Moreover, and in the same way, internal sovereignty has been limited by a stringent respect for Human Rights. The State sovereignty should be construed in view of general principles of International Law, such as prohibition of abuses of rights (Alain Pellet, State sovereignty and the protection of fundamental human rights: an international law perspective). In fact, time-by-time, sources such as the Charter of UN (Preamble, artt. 1.3, 13.1.b, 55) and particular Conventions on specific rights or particular categories, have been translated into customary rules. Especially, fundamental Human Rights (right to life, equality before the law, right to liberty, and so on) are seen as in ‘simple binary opposition’ with the concept of sovereignty: the conservation of sovereignty intrinsically vitiates concepts of Human Rights, while, on the other hand, erosion of sovereignty is a bellwether of progress of Human Rights (Karima Bennoune, ‘Sovereignty vs. Suffering’? Re-examining Sovereignty and Human Rights through the Lens of Iraq).
Nevertheless here is of absolute interest to construct some distinguo that are inherently connected with the violation of the sovereignty. In fact, not so long ago new concepts of armed interventions have emerged in part of the international community. The first notions to be analyzed are the humanitarian intervention and the so-called right/duty of humanitarian intervention. The first one consists in the use of force to protect citizens of the territorial State from inhuman and degrading treatments. The second one has been classified as a duty for the international community in order to put an end to gross violations of Human Rights. Both the theories have to be considered unlawful. The International Court of Justice (ICJ) in the ‘Nicaragua vs. USA’ case declared illegal the humanitarian intervention. The duty/right of humanitarian intervention, moreover, does not have any legal basis in the international order. Therefore, such interventions will be considered lawful only if they can be based on an exception to the prohibition of threat or use of force, that is, self-defence, the authorization by the competent international organization (UN Security Council), and to some extent the traditional circumstances excluding criminal liability (consent, retaliation, distress and so on).

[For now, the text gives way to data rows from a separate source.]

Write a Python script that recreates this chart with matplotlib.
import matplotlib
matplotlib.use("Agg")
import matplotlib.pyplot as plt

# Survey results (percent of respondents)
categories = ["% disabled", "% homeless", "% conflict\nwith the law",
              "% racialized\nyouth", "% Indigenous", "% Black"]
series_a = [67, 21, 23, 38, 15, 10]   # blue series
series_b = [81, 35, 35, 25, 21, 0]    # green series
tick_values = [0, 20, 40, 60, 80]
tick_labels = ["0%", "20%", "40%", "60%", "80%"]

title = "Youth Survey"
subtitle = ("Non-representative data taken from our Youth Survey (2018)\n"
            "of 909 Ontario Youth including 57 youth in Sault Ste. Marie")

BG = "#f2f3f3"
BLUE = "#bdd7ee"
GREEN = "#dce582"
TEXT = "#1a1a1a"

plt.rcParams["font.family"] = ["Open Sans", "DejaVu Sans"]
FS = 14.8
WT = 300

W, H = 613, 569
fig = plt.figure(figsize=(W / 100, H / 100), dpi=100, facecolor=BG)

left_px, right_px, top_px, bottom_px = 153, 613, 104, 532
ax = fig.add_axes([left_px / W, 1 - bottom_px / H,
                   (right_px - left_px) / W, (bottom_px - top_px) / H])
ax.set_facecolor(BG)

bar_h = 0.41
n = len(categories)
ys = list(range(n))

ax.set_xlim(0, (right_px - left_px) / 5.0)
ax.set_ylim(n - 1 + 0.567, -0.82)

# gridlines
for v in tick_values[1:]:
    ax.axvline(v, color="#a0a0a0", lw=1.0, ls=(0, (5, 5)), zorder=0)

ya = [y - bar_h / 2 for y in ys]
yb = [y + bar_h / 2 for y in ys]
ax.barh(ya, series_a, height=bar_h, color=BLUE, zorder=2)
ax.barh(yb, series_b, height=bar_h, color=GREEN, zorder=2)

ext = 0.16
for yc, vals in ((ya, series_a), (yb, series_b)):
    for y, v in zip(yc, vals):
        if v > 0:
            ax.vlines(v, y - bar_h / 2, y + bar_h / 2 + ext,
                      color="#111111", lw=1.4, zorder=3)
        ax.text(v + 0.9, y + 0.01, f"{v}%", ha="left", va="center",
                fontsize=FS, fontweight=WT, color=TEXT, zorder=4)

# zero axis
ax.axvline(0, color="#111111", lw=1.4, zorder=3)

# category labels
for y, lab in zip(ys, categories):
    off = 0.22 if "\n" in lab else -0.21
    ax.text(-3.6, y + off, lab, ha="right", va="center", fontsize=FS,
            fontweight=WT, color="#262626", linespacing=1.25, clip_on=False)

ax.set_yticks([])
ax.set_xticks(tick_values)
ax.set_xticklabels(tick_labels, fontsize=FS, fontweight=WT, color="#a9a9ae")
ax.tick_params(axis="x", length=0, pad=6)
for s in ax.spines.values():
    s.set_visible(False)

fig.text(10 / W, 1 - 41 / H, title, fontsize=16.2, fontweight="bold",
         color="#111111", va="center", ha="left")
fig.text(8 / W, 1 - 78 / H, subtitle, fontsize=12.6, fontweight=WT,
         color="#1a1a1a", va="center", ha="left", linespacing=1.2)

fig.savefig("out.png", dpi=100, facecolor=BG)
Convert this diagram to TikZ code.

Another manifest violation of state sovereignty consists in the pre-emptive defence. The notion of preventive defence has been enlarged by the so-called ‘Bush Doctrine’. It assesses that in order to face down the terrorist threat and the weapons of mass destruction – against which dissuasion is not useful – States shall intervene also in the case the territorial State harbours or protects terrorist organizations or possesses the above-mentioned weapons and it is ready to use them. Again this notion is to be considered unlawful and eventually it will be the UN SC that will take appropriate measures.

Conclusion
As I tried to explain, the range and the depth of internationally created rules are increasing and are becoming more intrusive towards State sovereignty, too. Globalization, Neo-liberalism and developing legal constructs are relativizing sovereignty. Those postulates considered as natural consequences of sovereignty (independence, equality, and unanimity – Morgenthau) are now becoming weaker because of structural inequalities, e.g. in the UN Charter, in the voting arrangements in the International Monetary Fund, in the possession of nuclear weapons. The independence of States is routinely infringed. Inequality between States has become relatively common in intergovernmental organizations (Benedict Kingsbury, Sovereignty and Inequality). The inequality of sovereignties is clear in economic issues too, with some States obliged to accept policies decided by international organisms (e.g. World Bank or IMF) in which their voices are not taken into consideration at all.
These pressures on the traditional sovereignty have resulted in the weakening of the domestic/international (internal/external) split, questioning whether the State is an agonizing organism in the inter- and supra-national system and, consequently, which kind of alternatives will replace it. The horizon of the proposals is very huge, from a sort of bottom-up democracy in which individuals shape and re-shape forms of collective organizations on the basis of shared collective interests, until the rule of the ‘regions’ replacing States. Even if these indications are often fascinating, it is easy to say that all of them are ‘sector-limited’ (with the risky consequence of an uncontrolled anarchy) and that most of the functions of States are not effortlessly replicated by other institutions.
In one sentence, nowadays ‘there would be no international law without the nation-state and no nation-state would have developed and prevailed but for the idea of sovereignty’ (Bennoune, op. cit.).